Throughout history, book burnings have represented the destruction of knowledge, democracy and freedom.
Whether it was the destruction of reading material in America in the 1950s due to the Red Scare or the restriction of books and other media in US schools in recent years, literary censorship is still widespread today.
To celebrate this fundamental freedom, September 18-24 is known as Banned Books Week and celebrates Americans’ right to read.
The City of Port Townsend issued a proclamation during its Monday council meeting to reaffirm its support for Banned Books Week and the constitutionally protected freedom to read and consume media that may be viewed as unorthodox, controversial or unpopular.

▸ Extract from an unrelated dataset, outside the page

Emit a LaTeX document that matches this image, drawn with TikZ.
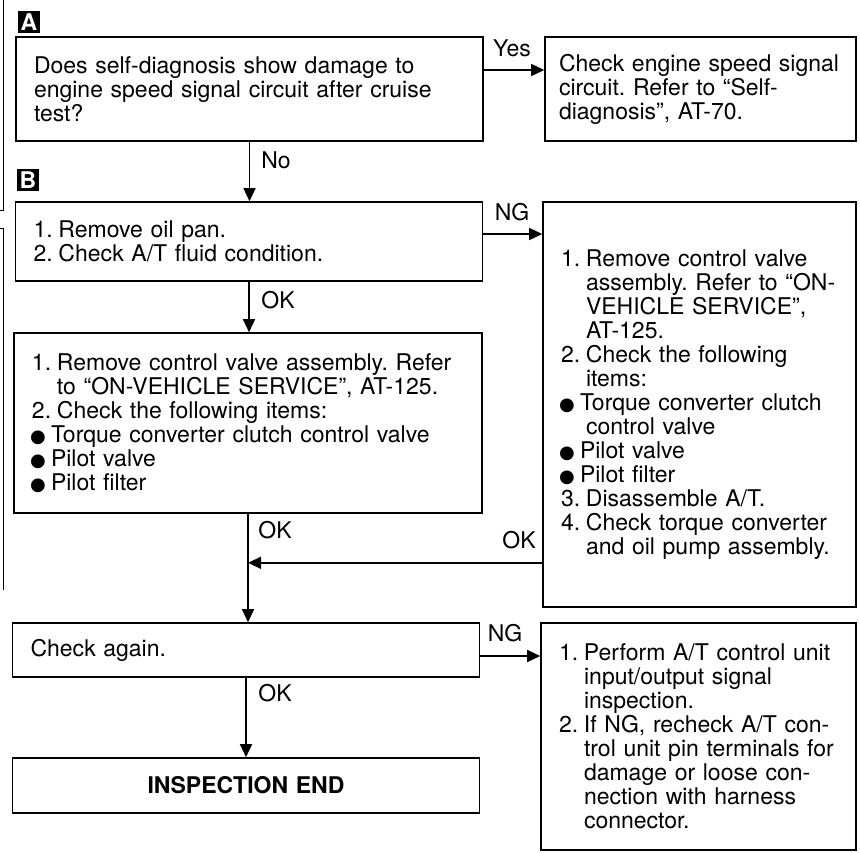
\documentclass[tikz,border=0pt]{standalone}
\usepackage{fontspec}
\setmainfont{TeX Gyre Heros}
\newfontfamily\symfont{DejaVu Sans}
\usetikzlibrary{arrows.meta}
\frenchspacing

\newcommand{\nr}[1]{\makebox[12.5pt][l]{#1}}
\newcommand{\bul}{\makebox[9.5pt][l]{\hspace*{-1pt}{\symfont\fontsize{9}{9}\selectfont ●}}}
\newcommand{\ind}{\hspace*{12.5pt}}

\begin{document}
\begin{tikzpicture}[x=0.5pt, y=-0.5pt,
    box/.style={draw, line width=0.8pt, align=left, inner xsep=9pt, inner ysep=0pt, font=\fontsize{11.5}{12}\selectfont},
    tag/.style={fill=black, text=white, font=\bfseries\fontsize{11.5}{11.5}\selectfont, minimum size=11pt, inner sep=0pt},
    lbl/.style={font=\fontsize{11.5}{12}\selectfont, inner sep=0pt},
    arr/.style={line width=0.7pt, -{Triangle[length=6.5pt,width=6pt]}},
    margin/.style={line width=0.5pt}]
        \useasboundingbox (0,0) rectangle (860,852);

        % side bars
        \draw[margin] (0,210) -- (3,210) -- (3,0);
        \draw[margin] (0,228) -- (3,228) -- (3,590);

        \node[tag] (tA) at (29,22) {A};
        \node[tag] (tB) at (28,180) {B};

        \node[box, text width=215.5pt, minimum height=52pt] (q) at (249.5,89) {Does self-diagnosis show damage to\\engine speed signal circuit after cruise\\test?};
        \node[box, inner xsep=7pt, text width=141.5pt, minimum height=52pt] (ck) at (700.5,89) {Check engine speed signal\\circuit. Refer to “Self-\\diagnosis”, AT-70.};
        \node[box, text width=215.5pt, minimum height=39.5pt] (b1) at (249,241.5) {\nr{1.}Remove oil pan.\\\nr{2.}Check A/T fluid condition.};
        \node[box, text width=138.5pt, minimum height=202.5pt] (r1) at (699.5,404.5) {\nr{1.}Remove control valve\\\ind assembly. Refer to “ON-\\\ind VEHICLE SERVICE”,\\\ind AT-125.\\\nr{2.}Check the following\\\ind items:\\\bul Torque converter clutch\\\ind control valve\\\bul Pilot valve\\\bul Pilot filter\\\nr{3.}Disassemble A/T.\\\nr{4.}Check torque converter\\\ind and oil pump assembly.};
        \node[box, text width=216pt, minimum height=90pt] (c) at (248,423) {\nr{1.}Remove control valve assembly. Refer\\\ind to “ON-VEHICLE SERVICE”, AT-125.\\\nr{2.}Check the following items:\\\bul Torque converter clutch control valve\\\bul Pilot valve\\\bul Pilot filter};
        \node[box, text width=215.5pt, minimum height=27pt] (chk) at (246,650) {Check again.};
        \node[box, text width=139.5pt, minimum height=113.5pt] (r2) at (698.5,736.5) {\nr{1.}Perform A/T control unit\\\ind input/output signal\\\ind inspection.\\\nr{2.}If NG, recheck A/T con-\\\ind trol unit pin terminals for\\\ind damage or loose con-\\\ind nection with harness\\\ind connector.};
        \node[box, align=center, text width=215.5pt, minimum height=27.5pt, font=\bfseries\fontsize{11.5}{12}\selectfont] (endb) at (246,785.5) {INSPECTION END};

        \node[lbl] (yes) at (512,48) {Yes};
        \node[lbl] (no) at (276,160) {No};
        \node[lbl] (ngA) at (512,212) {NG};
        \node[lbl] (okA) at (278,300) {OK};
        \node[lbl] (okB) at (275,530) {OK};
        \node[lbl] (okC) at (519,540) {OK};
        \node[lbl] (ngB) at (505,633) {NG};
        \node[lbl] (okD) at (275,693) {OK};

        \coordinate (pA) at ([yshift=9.5pt]q.east);
        \coordinate (pB) at ([yshift=3.75pt]b1.east);
        \coordinate (pC) at ([yshift=-3pt]chk.east);
        \path (c.south) ++(0,49) coordinate (jn);

        \draw[arr] (pA) -- (pA -| ck.west);
        \draw[arr] (q.south) -- (q.south |- b1.north);
        \draw[arr] (pB) -- (pB -| r1.west);
        \draw[arr] (b1.south) -- (b1.south |- c.north);
        \draw[arr] (c.south) -- (c.south |- chk.north);
        \draw[arr] (jn -| r1.west) -- (jn);
        \draw[arr] (pC) -- (pC -| r2.west);
        \draw[arr] (chk.south) -- (chk.south |- endb.north);
      \end{tikzpicture}
\end{document}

In its proclamation, the city said, “Intellectual freedom is essential to sustaining a free society and a creative culture.”
“Fear of censorship prompts authors wishing to avoid controversy to practice self-censorship, thereby limiting our access to new ideas and voices,” the proclamation continued. “Americans can be confident that they will exercise critical judgment, make their own choices about what they read and believe, and accept the responsibilities that come with that freedom.”
Banned Book Week was created in 1982 after a surge in book bans and challenges in schools, libraries, and bookstores across the United States.
“The 10 most challenged books of 2021 were primarily by or about Black or LGBTQIA+ people,” said Melody Sky Weaver, library director at Port Townsend Public Library, during the council meeting. “I think this year is a very fitting theme. It is: books unite us and censorship divides us.”
This year’s top 3 most contested or banned books in America are Gender Queer by Maia Kobabe, Lawn Boy by Jonathan Evison and All Boys Aren’t Blue by George M. Johnson. All three pieces of literature were challenged or restricted for their LGBTQ+ content.
“The very best libraries are mirrors, windows and doors, which means you see yourself represented as a mirror in the library collections. You see people who have had experiences other than your own as the window and ultimately the door that brings us together,” Weaver said.